## AIM OF THE TASK
Your task is to repeat all of the data exactly while excluding the pictures.

################

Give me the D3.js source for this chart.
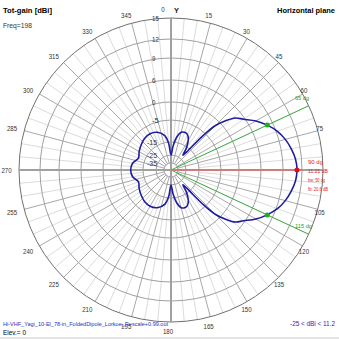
<!DOCTYPE html>
<html><head><meta charset="utf-8">
<script src="https://cdn.jsdelivr.net/npm/d3@7"></script>
<style>body{margin:0;background:#fff}svg{display:block}text{font-family:"Liberation Sans Narrow","Arial Narrow",Arial,"Liberation Sans",sans-serif}</style>
</head><body><svg id="c" width="339" height="339"></svg>
<script>
// ring values (dBi) and their labels
const ringValues = [15, 12, 9, 6, 0, -5, -15, -25, -35];
const ringLabels = ["15", "12", "9", "6", "0", "-5", "-15", "-25", "-35"];
const ringRadii = [152, 131, 112, 90, 68, 50, 28, 15, 7];
// angle labels (compass bearings)
const angleTicks = [0, 15, 30, 45, 60, 75, 105, 120, 135, 150, 165, 180, 195, 210, 225, 240, 255, 270, 285, 300, 315, 330, 345];
// top-half pattern: bearing (deg, -90..90) and gain (dBi); mirrored about 90-270 axis
const bearings = [-90, -80, -70, -60, -50, -40, -30, -20, -10, -5, 0, 5, 10, 15, 20, 25, 30, 35, 39, 41, 43, 45, 48, 51, 55, 60, 65, 70, 75, 80, 85, 90];
const gains = [-9.4, -10, -12, -11, -10, -9, -8.7, -9.5, -12, -16, -25, -18, -12.5, -10, -9.5, -10, -12, -16, -22, -18, -6, -1.4, 1.5, 4, 5.6, 7.1, 8.2, 9.2, 10.0, 10.6, 11.05, 11.21];
const maxBearing = 90, maxGain = 11.21, bw = 50, fb = 20.6;
const beamEdges = [65, 115];

const svg = d3.select("#c");
svg.append("rect").attr("x", 0).attr("y", 337).attr("width", 339).attr("height", 2).attr("fill", "#e4e4e4");
const cx = 171, cy = 170;
const r = d3.scaleLinear().domain(ringValues.slice().reverse()).range(ringRadii.slice().reverse()).clamp(true);
const R = r(15);
const g = svg.append("g").attr("transform", `translate(${cx},${cy})`);
const rad = d => d * Math.PI / 180;
const px = (b, rr) => [rr * Math.sin(rad(b)), -rr * Math.cos(rad(b))];
const txt = (sel, s, w) => sel.text(s).attr("textLength", w).attr("lengthAdjust", "spacingAndGlyphs");

// minor spokes
for (let b = 0; b < 360; b += 5) {
  if (b % 15 === 0) continue;
  const a = px(b, r(-15)), c = px(b, R);
  g.append("line").attr("x1", a[0]).attr("y1", a[1]).attr("x2", c[0]).attr("y2", c[1]).attr("stroke", "#dcdcdc").attr("stroke-width", 1);
}
// major spokes
for (let b = 0; b < 360; b += 15) {
  if (b % 90 === 0) continue;
  const a = px(b, r(-35)), c = px(b, R);
  g.append("line").attr("x1", a[0]).attr("y1", a[1]).attr("x2", c[0]).attr("y2", c[1]).attr("stroke", "#a8a8a8").attr("stroke-width", 1);
}
// rings
ringValues.forEach((v, i) => {
  g.append("circle").attr("r", r(v)).attr("fill", "none").attr("stroke", i === 0 ? "#707070" : "#a0a0a0").attr("stroke-width", 1);
});
// axes
g.append("line").attr("x1", 0).attr("y1", -R).attr("x2", 0).attr("y2", R).attr("stroke", "#a0a0a0").attr("stroke-width", 2);
g.append("line").attr("x1", -R).attr("y1", 0).attr("x2", R).attr("y2", 0).attr("stroke", "#a0a0a0").attr("stroke-width", 2);

// ring labels
ringValues.forEach((v, i) => {
  const s = ringLabels[i];
  const x = s.length >= 3 ? -24 : -19;
  txt(g.append("text").attr("x", x).attr("y", -r(v) + 3).attr("font-size", 7).attr("fill", "#333"), s, s.length * 3.4);
});

// angle labels
angleTicks.forEach(b => {
  const s = String(b);
  const w = s.length * 3.4;
  const sn = Math.sin(rad(b)), cs = Math.cos(rad(b));
  let x = 157 * sn - 3 + Math.min(0, 4.5 * sn);
  let y = -161 * cs;
  if (b === 0) x = -8;
  txt(g.append("text").attr("x", x).attr("y", y + 3).attr("text-anchor", "middle").attr("font-size", 7).attr("fill", "#333"), s, w);
});
txt(g.append("text").attr("x", 3).attr("y", -157).attr("font-size", 8).attr("font-weight", "bold").attr("fill", "#222"), "Y", 5);

// beam lines
beamEdges.forEach(b => {
  const c = px(b, R);
  g.append("line").attr("x1", 0).attr("y1", 0).attr("x2", c[0]).attr("y2", c[1]).attr("stroke", "#3cb043").attr("stroke-width", 1);
});
{
  const c = px(maxBearing, R - 20);
  g.append("line").attr("x1", 0).attr("y1", 0).attr("x2", c[0]).attr("y2", c[1]).attr("stroke", "#e07070").attr("stroke-width", 1.5);
}

// pattern
const pts = [];
bearings.forEach((b, i) => pts.push([b, gains[i]]));
for (let i = bearings.length - 2; i >= 1; i--) pts.push([180 - bearings[i], gains[i]]);
const line = d3.lineRadial().angle(d => rad(d[0])).radius(d => r(d[1])).curve(d3.curveCatmullRomClosed.alpha(0.5));
g.append("path").attr("d", line(pts)).attr("fill", "none").attr("stroke", "#1c1ca0").attr("stroke-width", 1.6);

// dots
beamEdges.forEach(b => {
  const c = px(b, r(maxGain - 3));
  g.append("circle").attr("cx", c[0]).attr("cy", c[1]).attr("r", 2.5).attr("fill", "#22aa22");
});
{
  const c = px(maxBearing, r(maxGain));
  g.append("circle").attr("cx", c[0]).attr("cy", c[1]).attr("r", 2.5).attr("fill", "#e01010");
}
// beam labels
txt(g.append("text").attr("x", 124).attr("y", -70).attr("font-size", 6).attr("fill", "#2a9a2a"), beamEdges[0] + " dg", 14);
txt(g.append("text").attr("x", 124).attr("y", 58).attr("font-size", 6).attr("fill", "#2a9a2a"), beamEdges[1] + " dg", 17);
const redT = [maxBearing + " dg", maxGain.toFixed(2) + " dB", "bw: " + bw + " dg", "fb: " + fb + " dB"];
const redW = [15, 20, 17, 20];
redT.forEach((t, i) => txt(g.append("text").attr("x", 137).attr("y", -6 + i * 9).attr("font-size", 6).attr("fill", "#e02020"), t, redW[i]));

// titles
txt(svg.append("text").attr("x", 3).attr("y", 13).attr("font-size", 8).attr("font-weight", "bold"), "Tot-gain [dBi]", 49);
txt(svg.append("text").attr("x", 3).attr("y", 28).attr("font-size", 7).attr("fill", "#333"), "Freq=198", 29);
txt(svg.append("text").attr("x", 335).attr("y", 13).attr("text-anchor", "end").attr("font-size", 8).attr("font-weight", "bold"), "Horizontal plane", 58);
txt(svg.append("text").attr("x", 3).attr("y", 326).attr("font-size", 6).attr("fill", "#2030c0"), "Hi-VHF_Yagi_10-El_78-in_FoldedDipole_Lorkoe_Rescale+0.99.out", 165);
txt(svg.append("text").attr("x", 3).attr("y", 335).attr("font-size", 8).attr("fill", "#000"), "Elev.= 0", 23);
txt(svg.append("text").attr("x", 335).attr("y", 326).attr("text-anchor", "end").attr("font-size", 7).attr("fill", "#2030c0"), "-25 < dBi < 11.2", 45);
</script></body></html>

################

## COMPLETED TASK
Give me the D3.js source for this chart.
<!DOCTYPE html>
<html><head><meta charset="utf-8">
<script src="https://cdn.jsdelivr.net/npm/d3@7"></script>
<style>body{margin:0;background:#fff}svg{display:block}text{font-family:"Liberation Sans Narrow","Arial Narrow",Arial,"Liberation Sans",sans-serif}</style>
</head><body><svg id="c" width="339" height="339"></svg>
<script>
// ring values (dBi) and their labels
const ringValues = [15, 12, 9, 6, 0, -5, -15, -25, -35];
const ringLabels = ["15", "12", "9", "6", "0", "-5", "-15", "-25", "-35"];
const ringRadii = [152, 131, 112, 90, 68, 50, 28, 15, 7];
// angle labels (compass bearings)
const angleTicks = [0, 15, 30, 45, 60, 75, 105, 120, 135, 150, 165, 180, 195, 210, 225, 240, 255, 270, 285, 300, 315, 330, 345];
// top-half pattern: bearing (deg, -90..90) and gain (dBi); mirrored about 90-270 axis
const bearings = [-90, -80, -70, -60, -50, -40, -30, -20, -10, -5, 0, 5, 10, 15, 20, 25, 30, 35, 39, 41, 43, 45, 48, 51, 55, 60, 65, 70, 75, 80, 85, 90];
const gains = [-9.4, -10, -12, -11, -10, -9, -8.7, -9.5, -12, -16, -25, -18, -12.5, -10, -9.5, -10, -12, -16, -22, -18, -6, -1.4, 1.5, 4, 5.6, 7.1, 8.2, 9.2, 10.0, 10.6, 11.05, 11.21];
const maxBearing = 90, maxGain = 11.21, bw = 50, fb = 20.6;
const beamEdges = [65, 115];

const svg = d3.select("#c");
svg.append("rect").attr("x", 0).attr("y", 337).attr("width", 339).attr("height", 2).attr("fill", "#e4e4e4");
const cx = 171, cy = 170;
const r = d3.scaleLinear().domain(ringValues.slice().reverse()).range(ringRadii.slice().reverse()).clamp(true);
const R = r(15);
const g = svg.append("g").attr("transform", `translate(${cx},${cy})`);
const rad = d => d * Math.PI / 180;
const px = (b, rr) => [rr * Math.sin(rad(b)), -rr * Math.cos(rad(b))];
const txt = (sel, s, w) => sel.text(s).attr("textLength", w).attr("lengthAdjust", "spacingAndGlyphs");

// minor spokes
for (let b = 0; b < 360; b += 5) {
  if (b % 15 === 0) continue;
  const a = px(b, r(-15)), c = px(b, R);
  g.append("line").attr("x1", a[0]).attr("y1", a[1]).attr("x2", c[0]).attr("y2", c[1]).attr("stroke", "#dcdcdc").attr("stroke-width", 1);
}
// major spokes
for (let b = 0; b < 360; b += 15) {
  if (b % 90 === 0) continue;
  const a = px(b, r(-35)), c = px(b, R);
  g.append("line").attr("x1", a[0]).attr("y1", a[1]).attr("x2", c[0]).attr("y2", c[1]).attr("stroke", "#a8a8a8").attr("stroke-width", 1);
}
// rings
ringValues.forEach((v, i) => {
  g.append("circle").attr("r", r(v)).attr("fill", "none").attr("stroke", i === 0 ? "#707070" : "#a0a0a0").attr("stroke-width", 1);
});
// axes
g.append("line").attr("x1", 0).attr("y1", -R).attr("x2", 0).attr("y2", R).attr("stroke", "#a0a0a0").attr("stroke-width", 2);
g.append("line").attr("x1", -R).attr("y1", 0).attr("x2", R).attr("y2", 0).attr("stroke", "#a0a0a0").attr("stroke-width", 2);

// ring labels
ringValues.forEach((v, i) => {
  const s = ringLabels[i];
  const x = s.length >= 3 ? -24 : -19;
  txt(g.append("text").attr("x", x).attr("y", -r(v) + 3).attr("font-size", 7).attr("fill", "#333"), s, s.length * 3.4);
});

// angle labels
angleTicks.forEach(b => {
  const s = String(b);
  const w = s.length * 3.4;
  const sn = Math.sin(rad(b)), cs = Math.cos(rad(b));
  let x = 157 * sn - 3 + Math.min(0, 4.5 * sn);
  let y = -161 * cs;
  if (b === 0) x = -8;
  txt(g.append("text").attr("x", x).attr("y", y + 3).attr("text-anchor", "middle").attr("font-size", 7).attr("fill", "#333"), s, w);
});
txt(g.append("text").attr("x", 3).attr("y", -157).attr("font-size", 8).attr("font-weight", "bold").attr("fill", "#222"), "Y", 5);

// beam lines
beamEdges.forEach(b => {
  const c = px(b, R);
  g.append("line").attr("x1", 0).attr("y1", 0).attr("x2", c[0]).attr("y2", c[1]).attr("stroke", "#3cb043").attr("stroke-width", 1);
});
{
  const c = px(maxBearing, R - 20);
  g.append("line").attr("x1", 0).attr("y1", 0).attr("x2", c[0]).attr("y2", c[1]).attr("stroke", "#e07070").attr("stroke-width", 1.5);
}

// pattern
const pts = [];
bearings.forEach((b, i) => pts.push([b, gains[i]]));
for (let i = bearings.length - 2; i >= 1; i--) pts.push([180 - bearings[i], gains[i]]);
const line = d3.lineRadial().angle(d => rad(d[0])).radius(d => r(d[1])).curve(d3.curveCatmullRomClosed.alpha(0.5));
g.append("path").attr("d", line(pts)).attr("fill", "none").attr("stroke", "#1c1ca0").attr("stroke-width", 1.6);

// dots
beamEdges.forEach(b => {
  const c = px(b, r(maxGain - 3));
  g.append("circle").attr("cx", c[0]).attr("cy", c[1]).attr("r", 2.5).attr("fill", "#22aa22");
});
{
  const c = px(maxBearing, r(maxGain));
  g.append("circle").attr("cx", c[0]).attr("cy", c[1]).attr("r", 2.5).attr("fill", "#e01010");
}
// beam labels
txt(g.append("text").attr("x", 124).attr("y", -70).attr("font-size", 6).attr("fill", "#2a9a2a"), beamEdges[0] + " dg", 14);
txt(g.append("text").attr("x", 124).attr("y", 58).attr("font-size", 6).attr("fill", "#2a9a2a"), beamEdges[1] + " dg", 17);
const redT = [maxBearing + " dg", maxGain.toFixed(2) + " dB", "bw: " + bw + " dg", "fb: " + fb + " dB"];
const redW = [15, 20, 17, 20];
redT.forEach((t, i) => txt(g.append("text").attr("x", 137).attr("y", -6 + i * 9).attr("font-size", 6).attr("fill", "#e02020"), t, redW[i]));

// titles
txt(svg.append("text").attr("x", 3).attr("y", 13).attr("font-size", 8).attr("font-weight", "bold"), "Tot-gain [dBi]", 49);
txt(svg.append("text").attr("x", 3).attr("y", 28).attr("font-size", 7).attr("fill", "#333"), "Freq=198", 29);
txt(svg.append("text").attr("x", 335).attr("y", 13).attr("text-anchor", "end").attr("font-size", 8).attr("font-weight", "bold"), "Horizontal plane", 58);
txt(svg.append("text").attr("x", 3).attr("y", 326).attr("font-size", 6).attr("fill", "#2030c0"), "Hi-VHF_Yagi_10-El_78-in_FoldedDipole_Lorkoe_Rescale+0.99.out", 165);
txt(svg.append("text").attr("x", 3).attr("y", 335).attr("font-size", 8).attr("fill", "#000"), "Elev.= 0", 23);
txt(svg.append("text").attr("x", 335).attr("y", 326).attr("text-anchor", "end").attr("font-size", 7).attr("fill", "#2030c0"), "-25 < dBi < 11.2", 45);
</script></body></html>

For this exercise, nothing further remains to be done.